The VOSI availability is a single XML-document at the URL /availability relative to the root resource.

The general rules for VOSI availability are defined by IVOA’s VOSI standard.

Registration

The application should be registered in the VAMDC registry. This makes it visible to generic UIs such as the VAMDC portal.

If registered, the registration-document type must be {http://www.ivoa.net/xml/VOResource/v1.0}Service as defined in the IVOA standard for registration. The registration must include the capability data taken from the VOSI-capabilities resource of the application, as detailed above.

Generic UIs will typically present users with a list of XSAMS processor web services. The title element of the application’s registration-document should be suitable to distinguish the application in such a list: it should state explicitly but tersely what the application does. More detailed description may be provided within the Description element of Contents block. This description may be presented to the end user before he submits XSAMS documents to the processor service.

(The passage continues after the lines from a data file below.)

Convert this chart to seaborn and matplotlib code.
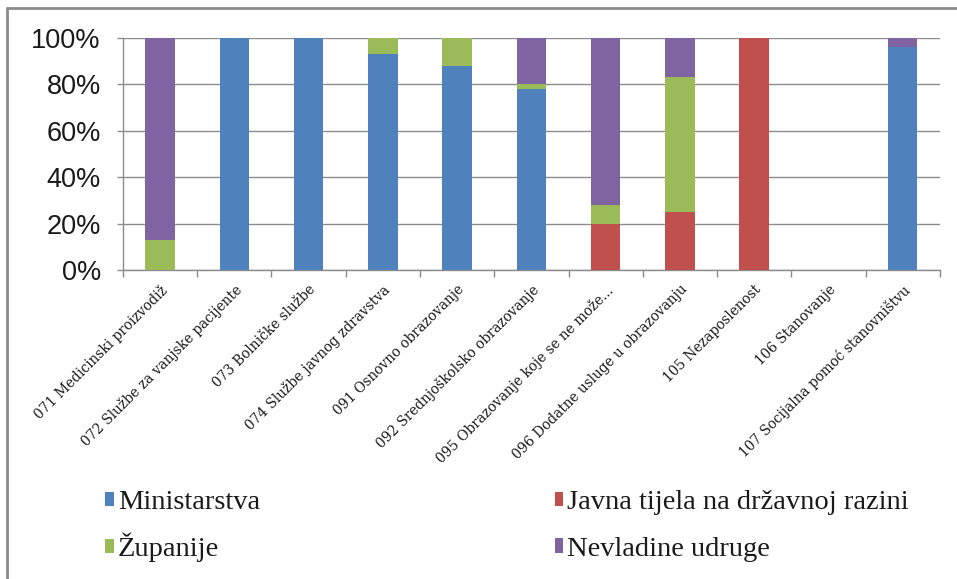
import numpy as np
import pandas as pd
import matplotlib
matplotlib.use("Agg")
import matplotlib.pyplot as plt
from matplotlib.patches import Patch
from matplotlib.lines import Line2D
from matplotlib.ticker import FuncFormatter
import seaborn as sns

# Functional categories (COFOG codes)
categories = [
    "071 Medicinski proizvodiž",
    "072 Službe za vanjske pacijente",
    "073 Bolničke službe",
    "074 Službe javnog zdravstva",
    "091 Osnovno obrazovanje",
    "092 Srednjoškolsko obrazovanje",
    "095 Obrazovanje koje se ne može...",
    "096 Dodatne usluge u obrazovanju",
    "105 Nezaposlenost",
    "106 Stanovanje",
    "107 Socijalna pomoć stanovništvu",
]

# Share of each provider type (%), stacked bottom to top
ministarstva = [0, 100, 100, 93, 88, 78, 0, 0, 0, 0, 96]
javna_tijela = [0, 0, 0, 0, 0, 0, 20, 25, 100, 0, 0]
zupanije = [13, 0, 0, 7, 12, 2, 8, 58, 0, 0, 0]
nevladine = [87, 0, 0, 0, 0, 20, 72, 17, 0, 0, 4]

series_names = ["Ministarstva", "Javna tijela na državnoj razini", "Županije", "Nevladine udruge"]
series_values = [ministarstva, javna_tijela, zupanije, nevladine]
series_colors = ["#4F81BD", "#C0504D", "#9BBB59", "#8064A2"]

y_ticks = [0, 20, 40, 60, 80, 100]

sns.set_theme(style="white")
plt.rcParams["font.family"] = ["Liberation Sans", "DejaVu Sans"]

fig = plt.figure(figsize=(9.57, 5.79), dpi=100)
ax = fig.add_axes([0.1285, 0.5337, 0.8535, 0.4007])

# Stacked bars: draw cumulative totals from the top segment down
cum = np.cumsum(np.array(series_values, dtype=float), axis=0)
for i in range(len(series_names) - 1, -1, -1):
    df = pd.DataFrame({"kategorija": categories, "udio": cum[i]})
    sns.barplot(data=df, x="kategorija", y="udio", order=categories,
                color=series_colors[i], saturation=1, width=0.40,
                linewidth=0, edgecolor="none", ax=ax, zorder=3)

ax.set_ylim(0, 100)
ax.set_xlim(-0.5, len(categories) - 0.5)
ax.set_yticks(y_ticks)
ax.yaxis.set_major_formatter(FuncFormatter(lambda v, p: f"{int(v)}%"))
ax.grid(axis="y", color="#8C8C8C", linewidth=1.0, zorder=0)
ax.set_axisbelow(True)
ax.set_xlabel("")
ax.set_ylabel("")

for side in ["top", "right"]:
    ax.spines[side].set_visible(False)
for side in ["left", "bottom"]:
    ax.spines[side].set_color("#8C8C8C")
    ax.spines[side].set_linewidth(1.0)

ax.tick_params(axis="y", which="major", left=True, length=4, width=1,
               color="#8C8C8C", pad=12, labelsize=19.5, labelcolor="#1a1a1a")

# Category ticks sit on the boundaries between bars
ax.set_xticks(np.arange(len(categories) + 1) - 0.5, minor=True)
ax.tick_params(axis="x", which="minor", bottom=True, length=5, width=1, color="#8C8C8C")
ax.tick_params(axis="x", which="major", bottom=False, pad=3)
ax.set_xticks(np.arange(len(categories)))
ax.set_xticklabels(categories, rotation=45, ha="right", rotation_mode="anchor",
                   fontsize=9.8, family=["DejaVu Serif"], color="#1a1a1a")

# Legend in two columns
handles = [Patch(facecolor=c, edgecolor="none") for c in series_colors]
leg_kw = dict(frameon=False, handlelength=0.3, handleheight=0.4,
              handletextpad=0.15,
              prop={"family": ["Liberation Serif", "DejaVu Serif"], "size": 20.5},
              loc="upper left", borderaxespad=0, borderpad=0)
leg1 = fig.legend([handles[0], handles[2]], [series_names[0], series_names[2]],
                  labelspacing=0.62, **leg_kw)
leg1.set_bbox_to_anchor((0.110, 0.1535), transform=fig.transFigure)
leg2 = fig.legend([handles[1], handles[3]], [series_names[1], series_names[3]],
                  labelspacing=0.76, **leg_kw)
leg2.set_bbox_to_anchor((0.5795, 0.1535), transform=fig.transFigure)
for leg in (leg1, leg2):
    for t in leg.get_texts():
        t.set_color("#1a1a1a")

# Outer chart frame (left and top edges)
fig.add_artist(Line2D([0.0075, 0.0075], [0.0, 0.986], transform=fig.transFigure,
                      color="#8C8C8C", linewidth=2))
fig.add_artist(Line2D([0.0075, 1.0], [0.986, 0.986], transform=fig.transFigure,
                      color="#8C8C8C", linewidth=2))

fig.savefig("out.png", dpi=100)
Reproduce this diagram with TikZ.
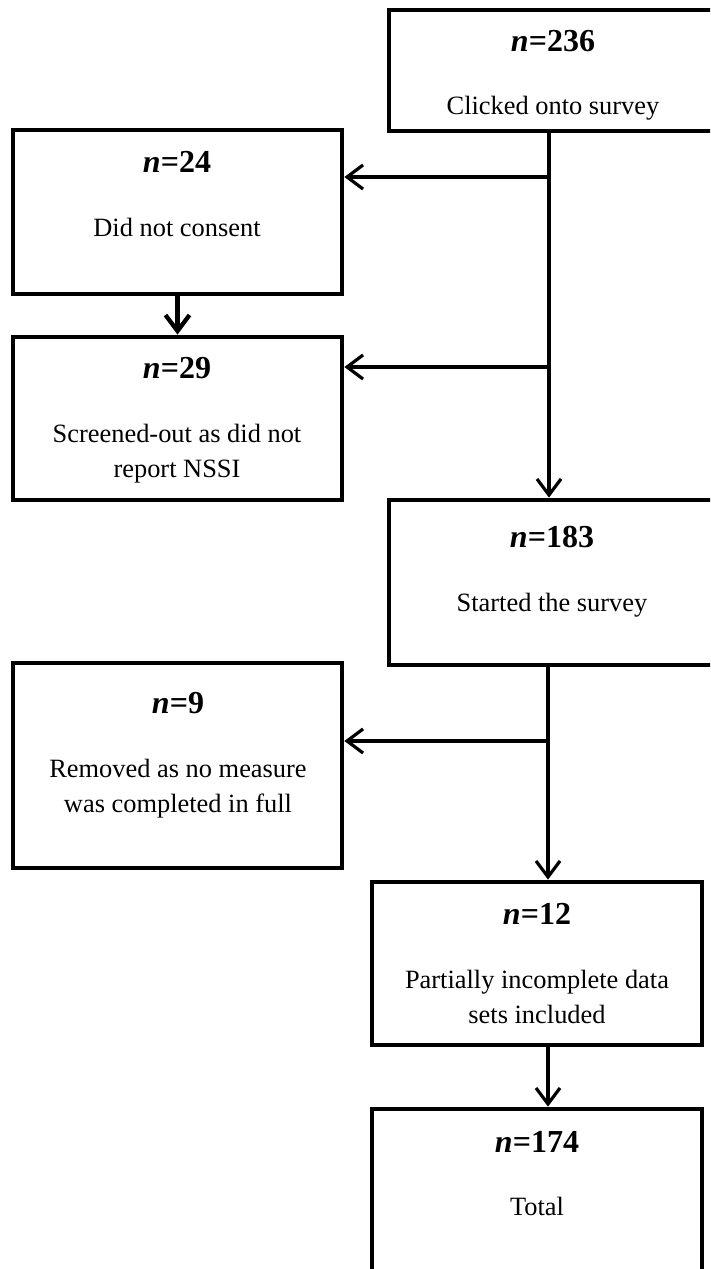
\documentclass[tikz,border=0pt]{standalone}
\usepackage{fontspec}
\setmainfont{Liberation Serif}
\usetikzlibrary{arrows.meta}
\begin{document}
\begin{tikzpicture}[x=0.75pt,y=-0.75pt,
    box/.style={draw, rectangle, line width=3.6pt, inner sep=0pt, minimum width=246.75pt},
    head/.style={anchor=base, font=\fontsize{24}{29}\selectfont\bfseries},
    body/.style={anchor=base, align=center, font=\fontsize{19.8}{26.25}\selectfont},
    link/.style={line width=2.4pt, -{Straight Barb[length=12pt,width=18pt]}}]
      \useasboundingbox (0,0) rectangle (710,1269);
      \clip (0,0) rectangle (710,1269);
      \draw
        (551,70.5) node[box, minimum width=243pt, minimum height=90.75pt] (b236){}
        (177.5,212) node[box, minimum height=123pt] (b24){}
        (177.5,418.5) node[box, minimum height=122.25pt] (b29){}
        (551,582.5) node[box, minimum width=243pt, minimum height=123.75pt] (b183){}
        (177.5,765.5) node[box, minimum height=153.75pt] (b9){}
        (537,963.5) node[box, minimum width=247.5pt, minimum height=122.25pt] (b12){}
        (537,1199.5) node[box, minimum width=247.5pt, minimum height=135.75pt] (b174){};
      \draw
        (553,52) node[head] (h236){{\itshape n}=236}
        (553,115) node[body] (t236){Clicked onto survey}
        (177,173) node[head] (h24){{\itshape n}=24}
        (177,237) node[body] (t24){Did not consent}
        (177,378) node[head] (h29){{\itshape n}=29}
        (177,477) node[body] (t29){Screened-out as did not\\report NSSI}
        (552,547) node[head] (h183){{\itshape n}=183}
        (552,611) node[body] (t183){Started the survey}
        (178,713) node[head] (h9){{\itshape n}=9}
        (178,812) node[body] (t9){Removed as no measure\\was completed in full}
        (537,924) node[head] (h12){{\itshape n}=12}
        (537,1023) node[body] (t12){Partially incomplete data\\sets included}
        (537,1152) node[head] (h174){{\itshape n}=174}
        (537,1215) node[body] (t174){Total};
      \coordinate (j1) at (549,177);
      \coordinate (j2) at (549,367);
      \coordinate (j3) at (548,741);
      \begin{scope}[link]
        \draw (b236.south -| j1) to (b183.north -| j1);
        \draw (j1) to (j1 -| b24.east);
        \draw (j2) to (j2 -| b29.east);
        \draw[line width=3.2pt] (b24) to (b29);
        \draw (b183.south -| j3) to (b12.north -| j3);
        \draw (j3) to (j3 -| b9.east);
        \draw (b12.south -| j3) to (b174.north -| j3);
      \end{scope}
    \end{tikzpicture}
\end{document}
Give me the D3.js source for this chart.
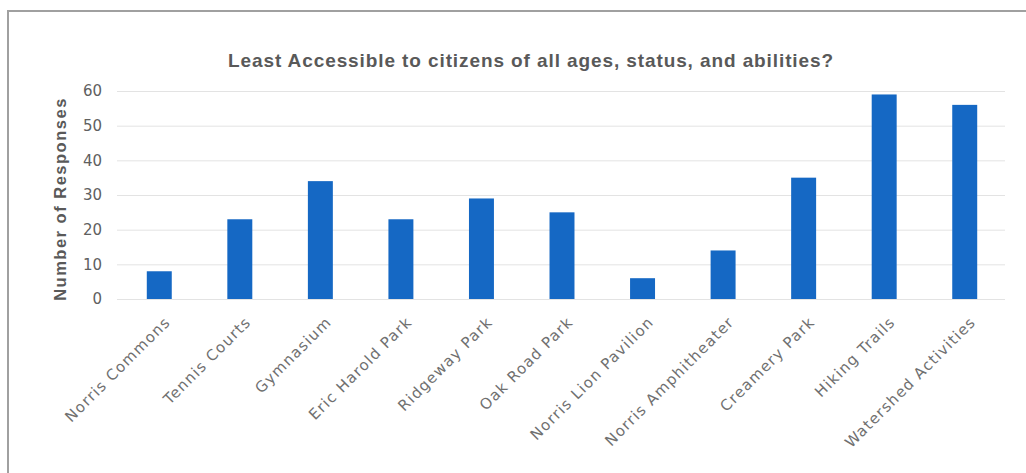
<!DOCTYPE html>
<html>
<head>
<meta charset="utf-8">
<script src="https://cdn.jsdelivr.net/npm/d3@7"></script>
<style>
  html, body { margin: 0; padding: 0; background: #fff; }
  svg { display: block; }
</style>
</head>
<body>
<svg id="chart" width="1026" height="473"></svg>
<script>
const categories = ["Norris Commons", "Tennis Courts", "Gymnasium", "Eric Harold Park", "Ridgeway Park",
  "Oak Road Park", "Norris Lion Pavilion", "Norris Amphitheater", "Creamery Park", "Hiking Trails", "Watershed Activities"];
const responses = [8, 23, 34, 23, 29, 25, 6, 14, 35, 59, 56];
const yTicks = [0, 10, 20, 30, 40, 50, 60];
const title = "Least Accessible to citizens of all ages, status, and abilities?";
const yTitle = "Number of Responses";

const svg = d3.select("#chart");
const W = 1026, H = 473;

// frame (top and left edges visible)
svg.append("path")
  .attr("d", `M8,${H} L8,11 L${W},11`)
  .attr("fill", "none").attr("stroke", "#a0a0a0").attr("stroke-width", 2);

const x = d3.scaleBand().domain(categories).range([119, 1005]).paddingInner(0.69).paddingOuter(0.345);
const y = d3.scaleLinear().domain([0, 60]).range([299, 91]);

// gridlines
const yAxis = d3.axisLeft(y).tickValues(yTicks).tickSize(-(1005 - 117)).tickPadding(15);
const gy = svg.append("g").attr("transform", "translate(117,0)").call(yAxis);
gy.select(".domain").remove();
gy.selectAll(".tick line").attr("stroke", "#e3e3e3").attr("stroke-width", 1);
gy.selectAll(".tick text")
  .attr("fill", "#606060")
  .style("font-family", "'DejaVu Sans', sans-serif")
  .style("font-size", "15px");

// bars
svg.append("g").selectAll("rect").data(categories).join("rect")
  .attr("x", d => x(d))
  .attr("width", x.bandwidth())
  .attr("y", (d, i) => y(responses[i]))
  .attr("height", (d, i) => y(0) - y(responses[i]))
  .attr("fill", "#1568c4");

// x axis labels
const xAxis = d3.axisBottom(x).tickSize(0).tickPadding(0);
const gx = svg.append("g").attr("transform", "translate(0,299)").call(xAxis);
gx.select(".domain").remove();
gx.selectAll(".tick text")
  .attr("text-anchor", "end")
  .attr("fill", "#707070")
  .style("font-family", "'DejaVu Sans', sans-serif")
  .style("font-size", "15px")
  .style("letter-spacing", "1.2px")
  .attr("dy", null).attr("y", null)
  .attr("transform", "translate(12,24) rotate(-45)");

// title
svg.append("text")
  .attr("x", 531).attr("y", 67)
  .attr("text-anchor", "middle")
  .attr("fill", "#595959")
  .style("font-family", "'Liberation Sans', Arial, sans-serif")
  .style("font-weight", "bold")
  .style("font-size", "19px")
  .style("letter-spacing", "0.9px")
  .text(title);

// y title
svg.append("text")
  .attr("transform", "translate(66,199) rotate(-90)")
  .attr("text-anchor", "middle")
  .attr("fill", "#595959")
  .style("font-family", "'Liberation Sans', Arial, sans-serif")
  .style("font-weight", "bold")
  .style("font-size", "16.5px")
  .style("letter-spacing", "1.5px")
  .text(yTitle);
</script>
</body>
</html>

Example command-line client script

To test the operation of processor service, or to integrate an existing service into some software as a data source, the following script may be used:

#!/bin/bash
#XSAMS Processor service URL, ending with /service
PROCESSOR=$1
#URL to XSAMS document, either a VAMDC node output or just saved anywhere on internet
XSAMSURL=$2

LOCATION=`curl -v --get --data-urlencode "url=${XSAMSURL}" $PROCESSOR 2>&1 \
| grep Location: \
| sed -e 's/<\ Location:\ //g' \
| sed -e 's/[\n\r]//g'`

while curl --head --silent ${LOCATION} | grep -q 202
do
        echo  "waiting for result from ${LOCATION}" 1>&2
        sleep 1
done

curl --get --silent ${LOCATION}

The script accepts two parameters:

  • First is XSAMS Processor URL, ending with /service . May need to be quoted.
  • Second is URL to XSAMS document, either a VAMDC node output or just saved anywhere. May need to be quoted.

The downloaded processing result is sent to the standard output. This script may be integrated as an input to some scientific tool, if there exists an on-line Processor service that converts XSAMS into the format of this tool.